For newer accounts or campaigns with lower conversion volumes, Maximise Clicks with a manual CPC cap gives you more control while you build data. Manual CPC bidding is time-intensive but provides clearer sight of where money is going.
The 2026 landscape has also seen an increase in AI-generated Search ads through Responsive Search Ads (RSAs). Providing Google with a range of strong, distinct headlines and descriptions — rather than repeating variations of the same phrase — gives the algorithm better material to test and improves ad relevance scores.
Measuring Success: The Metrics That Actually Matter
Vanity metrics abound in PPC reporting. Impressions and click-through rate (CTR) are interesting but insufficient. The metrics that matter for UK business owners are:
- Cost per acquisition (CPA): what you pay for each customer, lead, or sale
- Return on ad spend (ROAS): revenue generated per pound spent — a ROAS of 3x or higher is generally a healthy target for e-commerce
- Quality Score: Google's internal rating of your keyword relevance and landing page experience — improving this reduces your CPCs
- Impression share: the percentage of available impressions your ads captured — useful for understanding headroom to grow
Review performance weekly in early campaign stages, monthly once steady state is reached.

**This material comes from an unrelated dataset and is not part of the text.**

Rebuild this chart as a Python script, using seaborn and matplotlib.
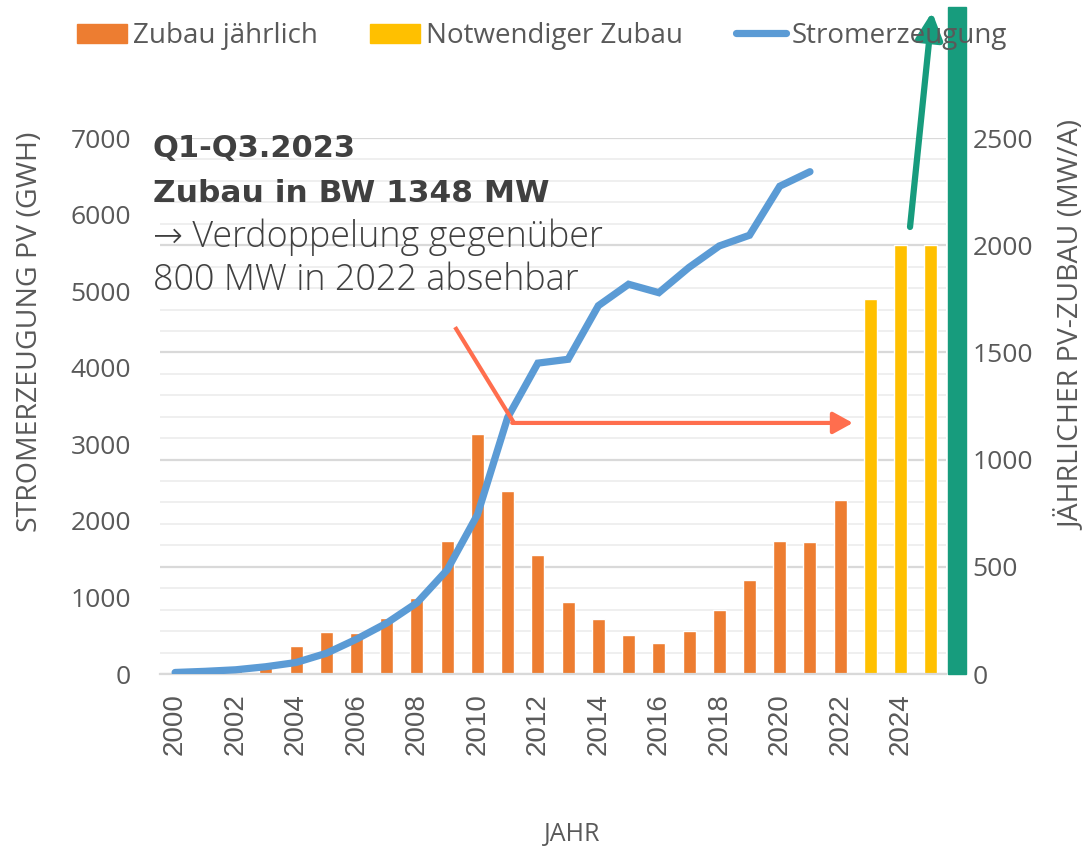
import numpy as np
import pandas as pd
import matplotlib
matplotlib.use("Agg")
import matplotlib.pyplot as plt
import matplotlib.ticker as mticker
from matplotlib.patches import Rectangle, Patch
from matplotlib.lines import Line2D
import seaborn as sns

# ---------------- data ----------------
years = list(range(2000, 2026))
zubau_jaehrlich = [5, 28, 35, 53, 132, 194, 191, 263, 356, 619, 1119, 853, 554,
                   337, 255, 182, 143, 202, 299, 438, 620, 616, 810]
notwendiger_zubau = [1750, 2000, 2000]
gen_years = list(range(2000, 2022))
stromerzeugung = [20, 35, 55, 95, 150, 270, 455, 665, 930, 1360, 2080, 3350,
                  4060, 4110, 4810, 5090, 4980, 5310, 5590, 5730, 6370, 6560]
left_ticks = [0, 1000, 2000, 3000, 4000, 5000, 6000, 7000]
right_ticks = [0, 500, 1000, 1500, 2000, 2500]

C_OR = "#ED7D31"
C_YE = "#FFC000"
C_BL = "#5B9BD5"
C_GR = "#179C7D"
C_RED = "#FF6E4E"
C_TXT = "#595959"

sns.set_style("white")
plt.rcParams["font.family"] = ["Open Sans", "DejaVu Sans"]

W, H = 1087, 850
fig = plt.figure(figsize=(W / 100, H / 100), dpi=100)
L, R, B, T = 160, 946, 674, 138
ax = fig.add_axes([L / W, 1 - B / H, (R - L) / W, (B - T) / H])

df = pd.DataFrame({
    "Jahr": [str(y) for y in years],
    "MW": zubau_jaehrlich + notwendiger_zubau,
    "Art": ["Zubau jährlich"] * len(zubau_jaehrlich) + ["Notwendiger Zubau"] * len(notwendiger_zubau),
})
sns.barplot(data=df, x="Jahr", y="MW", hue="Art", dodge=False, width=0.43,
            palette={"Zubau jährlich": C_OR, "Notwendiger Zubau": C_YE},
            legend=False, ax=ax, saturation=1)

# line axis (drawn on top of bars)
ax2 = ax.twinx()
sns.lineplot(x=[y - years[0] for y in gen_years], y=stromerzeugung, ax=ax2,
             color=C_BL, lw=5.2, solid_capstyle="round", solid_joinstyle="miter")

ax.set_xlim(-0.5, len(years) - 0.5)
ax.set_ylim(0, 2500)
ax.yaxis.tick_right()
ax.set_yticks(right_ticks)
ax.set_yticklabels([str(v) for v in right_ticks])
ax.yaxis.set_minor_locator(mticker.MultipleLocator(100))
ax.grid(axis="y", which="major", color="#D9D9D9", lw=1.6)
ax.grid(axis="y", which="minor", color="#EFEFEF", lw=1.4)
ax.grid(axis="x", visible=False)
ax.set_axisbelow(True)
ax.tick_params(axis="y", which="both", length=0, pad=19, labelsize=19, labelcolor=C_TXT)
ax.set_xlabel("")
ax.set_ylabel("")
for s in ["top", "left", "right"]:
    ax.spines[s].set_visible(False)
ax.spines["bottom"].set_color("#D9D9D9")
ax.spines["bottom"].set_linewidth(1.6)

xt = list(range(0, len(years), 2))
ax.set_xticks(xt)
ax.set_xticklabels([str(years[i]) for i in xt], rotation=90, va="top", ha="center",
                   family=["Liberation Sans", "DejaVu Sans"])
ax.set_xticks(np.arange(-0.5, len(years), 1.0), minor=True)
ax.tick_params(axis="x", which="major", length=0, pad=14, labelsize=20, labelcolor=C_TXT)
ax.tick_params(axis="x", which="minor", length=9, width=1.6, color="#D9D9D9", direction="out")

ax2.set_ylim(0, 7000)
ax2.yaxis.tick_left()
ax2.set_yticks(left_ticks)
ax2.set_yticklabels([str(v) for v in left_ticks])
ax2.tick_params(axis="y", length=0, pad=21, labelsize=19, labelcolor=C_TXT)
ax2.grid(False)
ax2.set_ylabel("")
for s in ax2.spines.values():
    s.set_visible(False)

# green vertical bar beyond the axis
ax2.add_patch(Rectangle((25.55, 0), 0.6, 3111, transform=ax.transData,
                        color=C_GR, clip_on=False, zorder=5))
# green arrow
ax2.annotate("", xy=(25.04, 3088), xytext=(24.31, 2085),
             xycoords=ax.transData, textcoords=ax.transData,
             arrowprops=dict(arrowstyle="-|>,head_length=1.0,head_width=0.5",
                             mutation_scale=16, lw=4.5, color=C_GR,
                             shrinkA=0, shrinkB=0), annotation_clip=False, zorder=6)
# red arrow
ax2.plot([9.26, 11.21], [1618, 1171], transform=ax.transData, color=C_RED, lw=3,
         solid_capstyle="butt", zorder=6)
ax2.annotate("", xy=(22.42, 1171), xytext=(11.15, 1171),
             xycoords=ax.transData, textcoords=ax.transData,
             arrowprops=dict(arrowstyle="-|>,head_length=1.0,head_width=0.55",
                             mutation_scale=12, lw=3, color=C_RED,
                             shrinkA=0, shrinkB=0), zorder=6)

# annotation text
def ftext(x, y, s, **kw):
    fig.text(x / W, 1 - y / H, s, **kw)

ftext(153, 157, "Q1-Q3.2023", fontsize=22, fontweight="bold", color="#404040",
      va="baseline", family=["DejaVu Sans"])
ftext(153, 202, "Zubau in BW 1348 MW", fontsize=22.5, fontweight="bold", color="#404040",
      va="baseline", family=["DejaVu Sans"])
ftext(153, 247, "\u2192 Verdoppelung gegenüber", fontsize=25.8, fontweight="light",
      color="#404040", va="baseline")
ftext(153, 290, "800 MW in 2022 absehbar", fontsize=25.8, fontweight="light",
      color="#404040", va="baseline")

# axis titles
ftext(30, 332, "STROMERZEUGUNG PV (GWH)", rotation=90, fontsize=20.5, color=C_TXT,
      ha="center", va="center")
ftext(1072, 325, "JÄHRLICHER PV-ZUBAU (MW/A)", rotation=90, fontsize=20.5, color=C_TXT,
      ha="center", va="center")
ftext(572, 835, "JAHR", fontsize=18, color=C_TXT, ha="center", va="center")

# legend
handles = [Patch(color=C_OR, label="Zubau jährlich"),
           Patch(color=C_YE, label="Notwendiger Zubau"),
           Line2D([], [], color=C_BL, lw=5.2, solid_capstyle="round", label="Stromerzeugung")]
leg = fig.legend(handles=handles, loc="center", bbox_to_anchor=(542 / W, 1 - 36 / H),
                 ncol=3, frameon=False, fontsize=20, handlelength=1.8, handleheight=0.7,
                 handletextpad=0.2, columnspacing=1.9, labelcolor=C_TXT)
leg.set_zorder(1)

fig.savefig("out.png", dpi=100)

Segment results by device, location, time of day, and audience to find patterns that inform smarter budget allocation.
Getting the Most From Google Ads in 2026
The fundamentals of effective Google Ads have not changed: know your customer, match your message to their intent, send them to a page that converts, and measure everything. What has changed is the degree of automation on offer, the sophistication of audience targeting, and the importance of creative quality as manual levers give way to algorithmic ones.
UK businesses that treat Google Ads as a set-and-forget channel will continue to waste money. Those that invest time in structure, testing, and honest performance analysis will find it remains one of the most efficient routes to new customers available — regardless of budget size.